Information Overlord Scott Vine does it again, referring us to an interesting sounding piece in the 1 January 2005 issue of Partner's Report for Law Firm Owners by the Institute of Management & Administration entitled "Should your law firm start a blog?" (available by subscription or pay per view).  The answer in the article is said to be yes. See what Scott has to say here. Feedmelegal agrees wholeheartedly with him.

Law in Hyperspeed

Law in Hyperspeed is a new lawyer-written blog by someone wishing to share his experiences of ADD (Attention Deficit Disorder) with lawyers and others of similar disposition. A rare example of a lawyer bearing his soul. Feedmelegal wishes LIH all the best.
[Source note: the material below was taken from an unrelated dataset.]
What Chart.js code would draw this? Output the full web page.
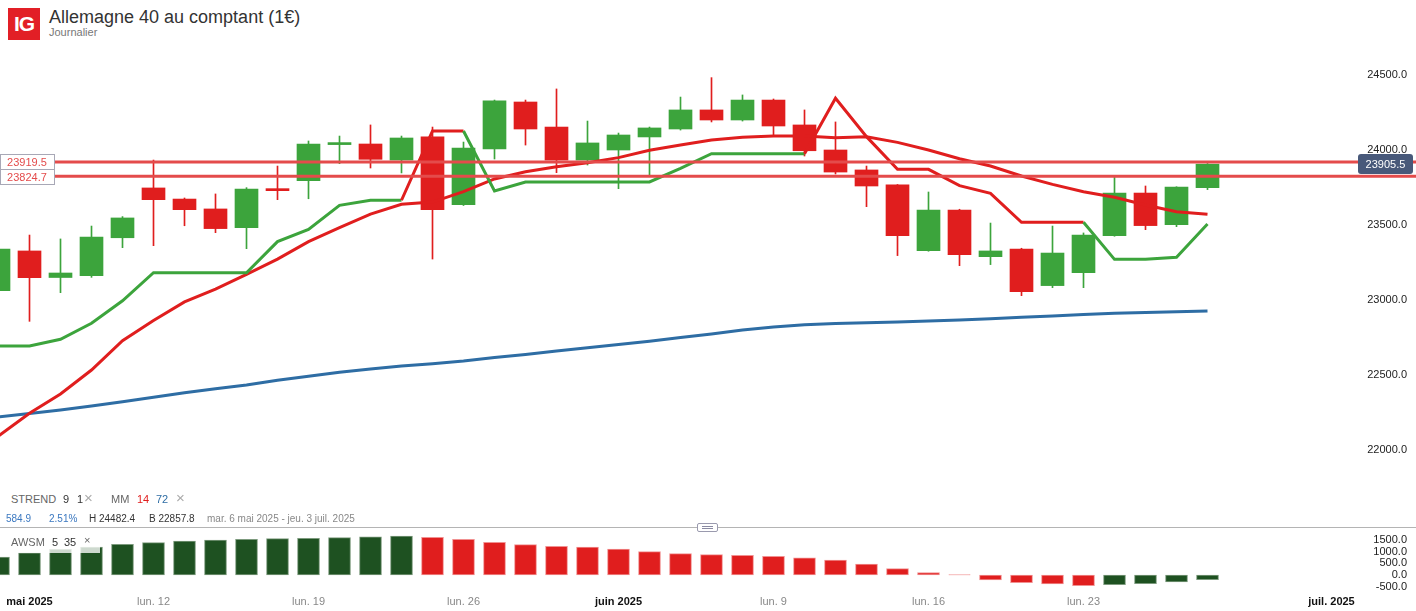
<!DOCTYPE html>
<html><head><meta charset="utf-8">
<script src="https://cdn.jsdelivr.net/npm/chart.js@4/dist/chart.umd.min.js"></script>
<style>
html,body{margin:0;padding:0;background:#fff;}
body{width:1416px;height:611px;position:relative;overflow:hidden;font-family:Arial,"Liberation Sans",sans-serif;}
.a{position:absolute;white-space:nowrap;}
#logo{left:8px;top:8px;width:32px;height:32px;background:#e21f26;color:#fff;font-weight:bold;font-size:21px;line-height:32px;text-align:center;letter-spacing:-1px;}
#title{left:49px;top:7px;font-size:18px;line-height:20px;color:#333;}
#sub{left:49px;top:26px;font-size:11px;line-height:13px;color:#777;}
.r1{top:493px;font-size:11px;line-height:13px;color:#666;}
.r2{top:512px;font-size:10px;line-height:13px;color:#333;}
.x{color:#aaa;font-size:15px;}
#sep{left:0;top:527px;width:1416px;height:1px;background:#b4b4b4;}
#handle{left:697px;top:523px;width:19px;height:7px;border:1px solid #9a9aae;background:#fff;border-radius:2px;}
#handle i{position:absolute;left:4px;width:11px;height:1px;background:#8a8aa2;}
#awbg{left:0;top:533px;width:100px;height:20px;background:rgba(255,255,255,0.78);z-index:2;}
.aw{top:536px;font-size:11px;line-height:13px;color:#666;z-index:3;}
#cmain{position:absolute;left:0;top:45px;}
#caw{position:absolute;left:0;top:530px;}
</style>
</head><body>
<div id="logo" class="a">IG</div>
<div id="title" class="a">Allemagne 40 au comptant (1€)</div>
<div id="sub" class="a">Journalier</div>

<canvas id="cmain" width="1416" height="445"></canvas>

<div class="a r1" style="left:11px">STREND</div>
<div class="a r1" style="left:63px;color:#333">9</div>
<div class="a r1" style="left:77px;color:#333">1</div>
<div class="a r1 x" style="left:84px;top:491px">×</div>
<div class="a r1" style="left:111px">MM</div>
<div class="a r1" style="left:137px;color:#e01e1e">14</div>
<div class="a r1" style="left:156px;color:#2e6da4">72</div>
<div class="a r1 x" style="left:176px;top:491px">×</div>

<div class="a r2" style="left:6px;color:#3b78c0">584.9</div>
<div class="a r2" style="left:49px;color:#3b78c0">2.51%</div>
<div class="a r2" style="left:89px">H 24482.4</div>
<div class="a r2" style="left:149px">B 22857.8</div>
<div class="a r2" style="left:207px;color:#888">mar. 6 mai 2025 - jeu. 3 juil. 2025</div>

<div id="sep" class="a"></div>
<div id="handle" class="a"><i style="top:2px"></i><i style="top:4px"></i></div>

<canvas id="caw" width="1416" height="81"></canvas>
<div id="awbg" class="a"></div>
<div class="a aw" style="left:11px">AWSM</div>
<div class="a aw" style="left:52px;color:#333">5</div>
<div class="a aw" style="left:64px;color:#333">35</div>
<div class="a aw x" style="left:84px;top:534px">×</div>

<script>
// ---------- DATA ----------
const opens  = [23062,23327,23150,23162,23415,23747,23673,23607,23482,23740,23795,24036,24040,23933,24087,23635,24007,24320,24153,23933,24000,24087,24140,24267,24200,24333,24167,24000,23867,23767,23329,23600,23289,23340,23096,23182,23429,23713,23502,23749];
const highs  = [23360,23433,23407,23493,23556,23933,23680,23707,23749,23893,24060,24093,24167,24093,24153,24053,24333,24333,24407,24193,24113,24153,24353,24482.4,24367,24340,24267,24187,23893,23770,23720,23605,23513,23345,23493,23447,23820,23760,23755,23910];
const lows   = [23040,22857.8,23049,23151,23349,23362,23495,23449,23342,23669,23675,23909,23880,23847,23273,23630,23940,24033,23849,23900,23742,23825,24133,24187,24193,24100,23960,23840,23622,23296,23325,23229,23236,23029,23082,23082,23425,23469,23489,23736];
const closes = [23340,23149,23180,23420,23547,23669,23602,23476,23740,23729,24040,24040,23938,24080,23602,24013,24327,24140,23933,24047,24100,24147,24267,24200,24333,24160,23995,23853,23760,23429,23600,23302,23327,23056,23313,23433,23713,23496,23753,23905.5];
const strend = [22693,22693,22738,22845,22995,23182,23182,23182,23182,23389,23471,23631,23665,23665,24127,24127,23727,23787,23787,23787,23787,23787,23878,23975,23975,23975,23975,24345,24089,23871,23871,23762,23711,23518,23518,23518,23271,23271,23285,23507];
const mm14   = [22093,22245,22373,22533,22729,22863,22987,23073,23171,23273,23389,23482,23573,23638,23653,23722,23807,23855,23889,23915,23949,23998,24033,24067,24085,24093,24093,24082,24089,24051,24000,23942,23893,23827,23771,23722,23685,23633,23589,23571];
const mm72   = [22221,22244,22267,22293,22322,22351,22381,22409,22433,22465,22491,22518,22540,22560,22575,22593,22616,22637,22660,22681,22703,22725,22750,22773,22800,22820,22835,22843,22848,22853,22860,22867,22875,22885,22893,22903,22911,22917,22921,22927];
const awsm   = [770,950,1100,1200,1315,1385,1457,1500,1530,1560,1575,1600,1640,1670,1615,1530,1400,1300,1230,1200,1115,1000,915,870,845,800,740,640,470,270,100,10,-215,-330,-385,-460,-415,-375,-300,-200];
const refLevels = [23919.5, 23824.7];
const lastPrice = 23905.5;
const priceTicks = [22000,22500,23000,23500,24000,24500];
const awTicks = [-500,0,500,1000,1500];
const xTickIdx = [1,5,10,15,20,25,30,35,43];
const xTickLabels = ['mai 2025','lun. 12','lun. 19','lun. 26','juin 2025','lun. 9','lun. 16','lun. 23','juil. 2025'];
const xTickMajor = [true,false,false,false,true,false,false,false,true];

// ---------- STYLE ----------
const GREEN='#3ca43c', RED='#e01e1e', BLUE='#2e6da4', LVL='#e44b4b';
const AWG='#1e5121', AWR='#e01e1e';
const X_MIN=0.0484, X_MAX=43.7903;
Chart.defaults.font.family='Arial, "Liberation Sans", sans-serif';

const candleColors = closes.map((c,i)=> c>=opens[i]?GREEN:RED);
const pts = arr => arr.map((v,i)=>({x:i,y:v}));
const noPad = s => { s.paddingTop=0; s.paddingBottom=0; s.paddingLeft=0; s.paddingRight=0; };
const isMajor = c => { const v = c && c.tick ? c.tick.value : null; const k = xTickIdx.indexOf(v); return k>=0 && xTickMajor[k]; };

const overlay = {
  id:'overlay',
  afterDraw(chart){
    const {ctx} = chart; const y = chart.scales.y;
    ctx.save();
    ctx.strokeStyle=LVL; ctx.lineWidth=3;
    const pys = refLevels.map(v=>y.getPixelForValue(v));
    pys.forEach(py=>{ctx.beginPath();ctx.moveTo(55,py);ctx.lineTo(chart.width,py);ctx.stroke();});
    const b2top = Math.round(pys[1]-7.5);
    const b1top = Math.min(Math.round(pys[0]-7.5), b2top-15);
    const boxes=[[b1top, refLevels[0]], [b2top, refLevels[1]]];
    ctx.font='11px Arial, "Liberation Sans", sans-serif';
    ctx.textAlign='center'; ctx.textBaseline='middle';
    boxes.forEach(([t,v])=>{
      ctx.fillStyle='#fff'; ctx.fillRect(0.5,t+0.5,54,15);
      ctx.strokeStyle='#a8a8b6'; ctx.lineWidth=1; ctx.strokeRect(0.5,t+0.5,54,15);
      ctx.fillStyle=LVL; ctx.fillText(v.toFixed(1),27,t+8.5);
    });
    const py=y.getPixelForValue(lastPrice);
    ctx.fillStyle='#48597a';
    ctx.beginPath();
    if (ctx.roundRect) ctx.roundRect(1358,Math.round(py-10),55,20,3); else ctx.rect(1358,Math.round(py-10),55,20);
    ctx.fill();
    ctx.fillStyle='#fff'; ctx.fillText(lastPrice.toFixed(1),1385.5,Math.round(py)+0.5);
    ctx.restore();
  }
};

new Chart(document.getElementById('cmain'),{
  type:'bar',
  data:{datasets:[
    {type:'line',label:'STREND',data:pts(strend),borderColor:GREEN,borderWidth:3,pointRadius:0,tension:0,order:0,
      segment:{borderColor:c=> strend[c.p1DataIndex]>closes[c.p1DataIndex]?RED:GREEN}},
    {type:'line',label:'MM 14',data:pts(mm14),borderColor:RED,borderWidth:3,pointRadius:0,tension:0,order:0},
    {type:'line',label:'MM 72',data:pts(mm72),borderColor:BLUE,borderWidth:3,pointRadius:0,tension:0,order:0},
    {label:'corps',data:opens.map((o,i)=>({x:i,y:[o,closes[i]]})),backgroundColor:candleColors,barThickness:23,grouped:false,minBarLength:2,order:1},
    {label:'mèche',data:lows.map((l,i)=>({x:i,y:[l,highs[i]]})),backgroundColor:candleColors,barThickness:1,grouped:false,order:2}
  ]},
  options:{
    responsive:false,animation:false,events:[],
    layout:{padding:{left:0,top:0,bottom:0,right:9}},
    plugins:{legend:{display:false},tooltip:{enabled:false}},
    scales:{
      x:{type:'linear',display:false,min:X_MIN,max:X_MAX,offset:false},
      y:{position:'right',min:21733.33,max:24700,
        grid:{display:false,drawTicks:false},border:{display:false},
        afterBuildTicks:s=>{s.ticks=priceTicks.map(v=>({value:v}));},
        afterFit:s=>{s.width=51; noPad(s);},
        ticks:{autoSkip:false,crossAlign:'far',padding:8,color:'#222',font:{size:11},callback:v=>Number(v).toFixed(1)}
      }
    }
  },
  plugins:[overlay]
});

const awColors = awsm.map((v,i)=> (i===0||v>awsm[i-1])?AWG:AWR);
const awBorders = awsm.map((v,i)=> (i===0||v>awsm[i-1])?'#7c9a7d':'#f19090');

new Chart(document.getElementById('caw'),{
  type:'bar',
  data:{datasets:[{label:'AWSM',data:pts(awsm),backgroundColor:awColors,borderColor:awBorders,borderWidth:1,borderSkipped:false,barThickness:22,grouped:false}]},
  options:{
    responsive:false,animation:false,events:[],
    layout:{padding:{left:0,top:0,bottom:0,right:9}},
    plugins:{legend:{display:false},tooltip:{enabled:false}},
    scales:{
      x:{type:'linear',min:X_MIN,max:X_MAX,offset:false,
        grid:{display:false,drawTicks:false},border:{display:false},
        afterBuildTicks:s=>{s.ticks=xTickIdx.map(v=>({value:v}));},
        afterFit:s=>{s.height=19; noPad(s);},
        ticks:{autoSkip:false,maxRotation:0,minRotation:0,padding:3,
          callback:v=>{const k=xTickIdx.indexOf(v); return k>=0?xTickLabels[k]:'';},
          color:c=> isMajor(c)?'#111':'#888',
          font:c=> ({size:11,weight: isMajor(c)?'bold':'normal'})}
      },
      y:{position:'right',min:-728.6,max:1928.6,
        grid:{display:false,drawTicks:false},border:{display:false},
        afterBuildTicks:s=>{s.ticks=awTicks.map(v=>({value:v}));},
        afterFit:s=>{s.width=51; noPad(s);},
        ticks:{autoSkip:false,crossAlign:'far',padding:8,color:'#222',font:{size:11,lineHeight:1},callback:v=>Number(v).toFixed(1)}
      }
    }
  }
});
</script>
</body></html>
"The Business of Blogging"

As some will have seen, there's an article at BusinessWeek Online on The Business of Blogging. The passage that caught feedmelegal's eye was this:

J. Craig Williams, whose blog, mayitpleasethecourt.net, is part of the law network, says he expects his monthly traffic of 100,000 page views to rise substantially.

100,000 page views plus per month? Sounds like a pretty decent hit rate doesn't it?  Feedmelegal wonders how many traditional law firm websites without RSS feeds could boast such activity.

"Maximizing Your Law Firm's Internet Marketing"

That's the title of an interesting sounding webinar LexBlog's Kevin O'Keefe delivered on Wednesday for the Legal Marketing Association.  He has kindly made his Powerpoint presentation available for all to see.  You can check it out here.  As you'd expect, some interesting topics appear to have been covered in the webinar.  Among many other things, the Powerpoint has some interesting facts and figures.  One slide in particular caught feedmelegal's attention.  It's headed:  "Large law firms (Am Law 200) very attracted to blogs".  Would have been interesting to have been a fly on the wall when this slide was discussed.